Review: EXO Protein cricket protein bars

So these cricket protein bars started showing up in my Facebook feed. Producer EXO Protein presents cricket-based nutrition as an idea whose time has come, and from a resources-in-food-out perspective, it does make a lot of sense.

Photo: Brian Gratwicke. CC BY 2.0

The cricket used is the house cricket—Acheta domesticus. They’re cleaned, flash-frozen, roasted, and then pulverized into a powder called cricket flour.

Now I don’t have any particular hangup about eating insects. I really don’t see it as all that different from eating shrimp or lobster. However, I know what those taste like, and I know the ways in which they are commonly prepared. I have no comparable experience with crickets.

Hmmm.

I got the four-pack sampler—that’s peanut butter and jelly, cocoa nut, blueberry vanilla, and banana bread—to my house for $9.

It seems to me that crickets are a bit down the (otherwise unremarkable) ingredient lists here—there are fruits and nuts ahead of them—but according to the FAQ, there are approximately 40 crickets in each bar.

So, OK. That’s significant.

Aaron and I tried the blueberry vanilla and banana nut flavors last night. Each bar had a crumbly and slightly sticky texture, something like a particularly caky brownie maybe. They smelled more inviting than not.

But they’re certainly not much to look at.


So how do they taste?

Bluntly, we didn’t like them. The texture is appealing enough in the mouth, but the tastes only sort of hint at what the ostensible flavors are. (I couldn’t really say that we “tasted the crickets.”) There’s an unpleasant aftertaste. It’s not an intolerably bad experience, but it’s not one you’d seek to repeat either. Neither of us had a third bite.

Now I am not an experienced protein bar consumer, so I don’t really have any baseline level of expectation for such a product. For all I know, these are delicious in context. Lea eats protein bars from time to time, so I asked her if she would try a small bite and offer her thoughts.

She got close—she held it to her lips—but then said “nope, I can’t eat this.” (No worries, dear. You got closer than I thought you would.)

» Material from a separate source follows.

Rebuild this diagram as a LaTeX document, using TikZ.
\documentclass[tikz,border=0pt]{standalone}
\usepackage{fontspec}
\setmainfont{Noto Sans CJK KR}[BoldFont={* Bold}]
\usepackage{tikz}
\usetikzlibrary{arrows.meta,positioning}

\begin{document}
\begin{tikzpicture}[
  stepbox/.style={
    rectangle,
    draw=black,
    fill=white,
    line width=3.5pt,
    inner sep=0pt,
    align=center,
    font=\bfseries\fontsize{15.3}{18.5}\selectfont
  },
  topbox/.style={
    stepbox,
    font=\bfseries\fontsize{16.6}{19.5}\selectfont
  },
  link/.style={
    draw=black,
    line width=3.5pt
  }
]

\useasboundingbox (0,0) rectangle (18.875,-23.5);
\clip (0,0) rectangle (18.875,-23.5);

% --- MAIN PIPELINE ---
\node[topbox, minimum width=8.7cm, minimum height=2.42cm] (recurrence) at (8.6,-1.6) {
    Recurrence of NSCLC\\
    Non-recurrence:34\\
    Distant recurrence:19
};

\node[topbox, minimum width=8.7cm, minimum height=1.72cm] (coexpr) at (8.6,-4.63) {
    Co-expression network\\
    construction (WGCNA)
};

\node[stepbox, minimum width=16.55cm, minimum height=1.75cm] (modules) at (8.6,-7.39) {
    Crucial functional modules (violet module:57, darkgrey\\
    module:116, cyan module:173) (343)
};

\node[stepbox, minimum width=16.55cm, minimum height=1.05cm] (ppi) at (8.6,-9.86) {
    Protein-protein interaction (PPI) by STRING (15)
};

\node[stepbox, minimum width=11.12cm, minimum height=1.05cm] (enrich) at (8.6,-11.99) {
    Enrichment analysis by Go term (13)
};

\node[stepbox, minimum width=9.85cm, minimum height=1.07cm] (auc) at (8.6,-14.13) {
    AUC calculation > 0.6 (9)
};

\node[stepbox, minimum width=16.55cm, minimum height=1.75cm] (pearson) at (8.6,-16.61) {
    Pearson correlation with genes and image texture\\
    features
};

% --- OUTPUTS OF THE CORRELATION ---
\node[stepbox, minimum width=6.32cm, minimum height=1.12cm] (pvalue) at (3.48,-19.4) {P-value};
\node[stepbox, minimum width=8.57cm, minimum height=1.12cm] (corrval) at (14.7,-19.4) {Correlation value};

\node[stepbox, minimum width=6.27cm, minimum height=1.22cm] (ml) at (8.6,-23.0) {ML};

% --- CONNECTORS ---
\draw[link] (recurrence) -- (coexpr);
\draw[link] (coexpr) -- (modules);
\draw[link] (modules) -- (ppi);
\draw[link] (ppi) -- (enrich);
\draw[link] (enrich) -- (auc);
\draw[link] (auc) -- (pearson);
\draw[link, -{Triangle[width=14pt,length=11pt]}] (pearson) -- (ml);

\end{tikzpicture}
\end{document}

So I purchased a “normal” protein bar for comparison. (It wasn’t a very close specified flavor analog of either EXO bar that I tried, but I didn’t have a large selection.) Guess what? I didn’t love it, but it was significantly tastier than the EXO bars. I ate it all. So, make of that what you will.

I’m not going to formally rate the EXO bars, because even with the late introduction of a control, I don’t have enough experience with protein bars to have an informed opinion. I could have finished an EXO bar, but I didn’t want to. That’s about the best thing I can say about them.